Working in retail is one of the most common jobs out there, especially in a time where consumption and material wealth is so high on the agenda of some. Shopping demands are high as are the demands for longer opening hours of shops and earlier opening times. In the inner-city areas, shops are operating twenty-four hour services in some cases and even fast food restaurants are going into the business of being awake twenty-four hours a day. There are a lot of myths surrounding working in retail and in this article, we are going to bust those myths for you.
Myth 1: Most retail workers are young adults or students.
The average age of a retail worker is 37 and the job they hold in a retail capacity is a main income for a family.
Myth 2: Retail workers are unskilled.
28% of retail workers have completed a degree and the list of skills a retail worker needs is not exhaustive. They need to have soft and hard skills including product knowledge, merchant service solution knowledge, ability to relate to customers, and an increasing understanding of online sales and online technology.

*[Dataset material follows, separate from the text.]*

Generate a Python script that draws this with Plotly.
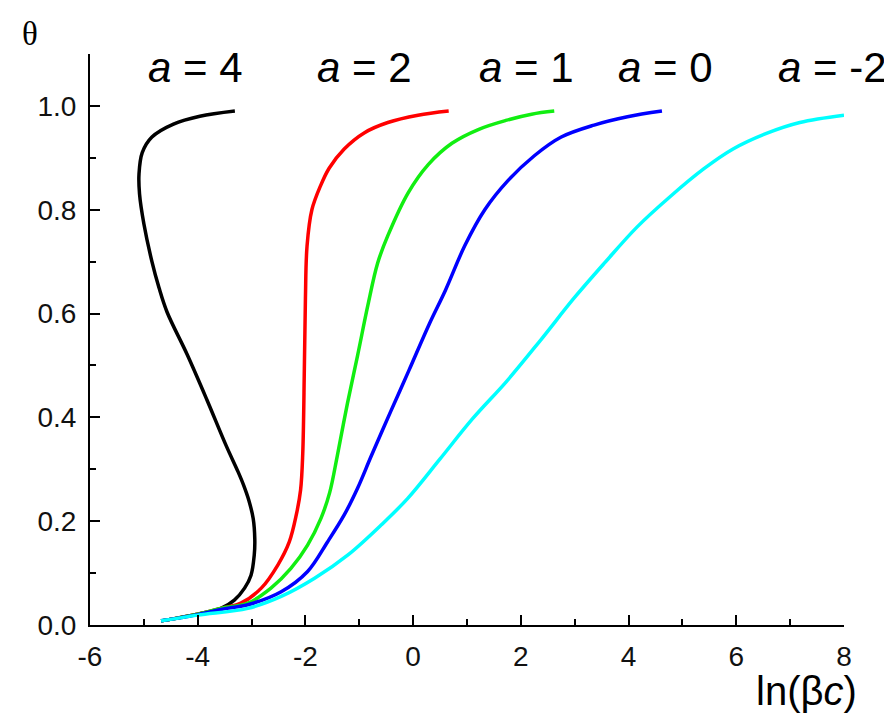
import plotly.graph_objects as go

# ---- data (x = ln(beta c), theta) ----
a_labels = ["<i>a</i> = 4", "<i>a</i> = 2", "<i>a</i> = 1", "<i>a</i> = 0", "<i>a</i> = -2"]
label_x = [-4.05, -0.91, 2.11, 4.68, 7.78]
label_y = [1.074, 1.074, 1.074, 1.074, 1.074]
colors = ["#000000", "#ff0000", "#11ee11", "#0000ff", "#00ffff"]

x_a4 = [-4.68, -4.0, -3.57, -3.32, -3.13, -3.01, -2.95, -2.94, -2.97, -3.05, -3.15, -3.25,
        -3.47, -3.83, -4.20, -4.57, -4.72, -4.85, -5.0, -5.08, -5.09, -5.03, -4.85, -4.45,
        -3.96, -3.31]
t_a4 = [0.008, 0.021, 0.032, 0.048, 0.071, 0.096, 0.135, 0.165, 0.205, 0.24, 0.27, 0.295,
        0.345, 0.434, 0.522, 0.603, 0.65, 0.70, 0.773, 0.83, 0.869, 0.91, 0.94, 0.965,
        0.98, 0.99]

x_a2 = [-4.68, -4.0, -3.57, -3.2, -2.82, -2.51, -2.30, -2.17, -2.09, -2.05, -2.02, -2.0,
        -1.97, -1.88, -1.72, -1.56, -1.28, -0.91, -0.47, 0.09, 0.66]
t_a2 = [0.008, 0.021, 0.032, 0.042, 0.071, 0.116, 0.16, 0.212, 0.26, 0.33, 0.494, 0.63,
        0.73, 0.80, 0.846, 0.88, 0.917, 0.948, 0.968, 0.982, 0.99]

x_a1 = [-4.68, -4.0, -3.57, -3.07, -2.64, -2.27, -1.96, -1.71, -1.55, -1.41, -1.22, -1.03,
        -0.84, -0.66, -0.47, -0.09, 0.28, 0.72, 1.22, 1.72, 2.2, 2.62]
t_a1 = [0.008, 0.021, 0.032, 0.042, 0.071, 0.109, 0.154, 0.206, 0.255, 0.325, 0.427, 0.52,
        0.616, 0.697, 0.75, 0.833, 0.887, 0.928, 0.955, 0.972, 0.984, 0.99]

x_a0 = [-4.68, -4.0, -3.57, -3.07, -2.45, -1.96, -1.59, -1.28, -1.03, -0.78, -0.41, -0.08,
        0.3, 0.6, 0.96, 1.33, 1.76, 2.25, 2.75, 3.36, 3.98, 4.62]
t_a0 = [0.008, 0.02, 0.03, 0.039, 0.064, 0.103, 0.16, 0.212, 0.264, 0.325, 0.413, 0.49,
        0.58, 0.645, 0.731, 0.80, 0.856, 0.904, 0.94, 0.963, 0.979, 0.99]

x_am2 = [-4.68, -4.0, -3.07, -2.45, -1.83, -1.21, -0.59, -0.1, 0.5, 1.1, 1.74, 2.36, 2.99,
         3.55, 4.16, 4.78, 5.4, 5.94, 6.56, 7.18, 8.0]
t_am2 = [0.008, 0.019, 0.032, 0.055, 0.09, 0.135, 0.193, 0.244, 0.32, 0.397, 0.47, 0.548,
         0.63, 0.697, 0.767, 0.826, 0.879, 0.917, 0.947, 0.968, 0.982]

x_ticks = [-6, -4, -2, 0, 2, 4, 6, 8]
y_ticks = [0.0, 0.2, 0.4, 0.6, 0.8, 1.0]

series = [(x_a4, t_a4), (x_a2, t_a2), (x_a1, t_a1), (x_a0, t_a0), (x_am2, t_am2)]

fig = go.Figure()
for (xs, ts), col, name in zip(series, colors, a_labels):
    fig.add_trace(go.Scatter(x=xs, y=ts, mode="lines", name=name,
                             line=dict(color=col, width=3.5, shape="spline", smoothing=1.0),
                             showlegend=False, cliponaxis=False))

for txt, lx, ly in zip(a_labels, label_x, label_y):
    fig.add_annotation(x=lx, y=ly, xref="x", yref="y", text=txt, showarrow=False,
                       xanchor="center", yanchor="middle", borderpad=0,
                       font=dict(family="Liberation Sans, Arial", size=42, color="black"))

fig.add_annotation(xref="paper", yref="paper", x=-0.08, y=1.035, text="θ", showarrow=False,
                   xanchor="center", yanchor="middle", borderpad=0,
                   font=dict(family="Liberation Serif, Times New Roman", size=33, color="black"))
fig.add_annotation(xref="paper", yref="paper", x=1.02, y=-0.115, text="ln(β<i>c</i>)",
                   showarrow=False, xanchor="right", yanchor="middle",
                   font=dict(family="Liberation Sans, Arial", size=40, color="black"))

axis_common = dict(showline=True, linecolor="black", linewidth=2, showgrid=False,
                   zeroline=False, ticks="inside", ticklen=10, tickwidth=2, tickcolor="black",
                   tickfont=dict(family="Liberation Sans, Arial", size=28, color="#111111"))

fig.update_xaxes(range=[-6, 8], tickmode="array", tickvals=x_ticks,
                 ticktext=[str(v) for v in x_ticks],
                 minor=dict(dtick=1, tick0=-6, ticks="inside", ticklen=6, tickwidth=2,
                            tickcolor="black"),
                 ticklabelstandoff=5, **axis_common)
fig.update_yaxes(range=[0, 1.1], tickmode="array", tickvals=y_ticks,
                 ticktext=[f"{v:.1f}" for v in y_ticks],
                 minor=dict(dtick=0.1, tick0=0, ticks="inside", ticklen=6, tickwidth=2,
                            tickcolor="black"),
                 ticklabelstandoff=6, **axis_common)

fig.update_layout(width=892, height=717, autosize=False,
                  margin=dict(l=82, r=56, t=46, b=100),
                  plot_bgcolor="white", paper_bgcolor="white")

fig.write_html("out.html")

Myth 3: Most retail workers only do the job temporarily while they wait to climb the corporate ladder.
Retail has one of the highest turnovers compared to every other industry but most retail workers stay within the industry itself even if they move from job to job. This means that the industry itself isn’t the problem, but the individual employers that pay low wages and offer no benefits – so those who offer only zero hours’ contracts – are the problem.
Myth 4: Retail work is an entry level position.
There are more than 15 million people working in the retail sector and this number is growing in some places and decreasing in others that are employing more self-service tills than people. More than one in ten jobs is retail trade and unlikely for most that they will ever leave the industry.
Myth 5: Retail workers are lazy and that’s why they chose to work in a shop.
Totally wrong. Retail is one of the toughest customer facing industries to work in. Serving people daily – people who think everything they do is wrong – is hard. It’s tough to be on feet and standing for an entire shift and dealing with customers who, while for the most part, are pleasant, you do get the occasional person who thinks that they know better than the worker!
Ultimately, it’s important to understand that someone working in retail is there to help and not there to just to you a favour. Retail is an industry that is ever changing and playing catch up to the newest ways of doing things can be difficult. It isn’t easy work and it makes it harder when the public don’t understand that fact. Learning new software as tills update and card payment systems update is difficult to follow.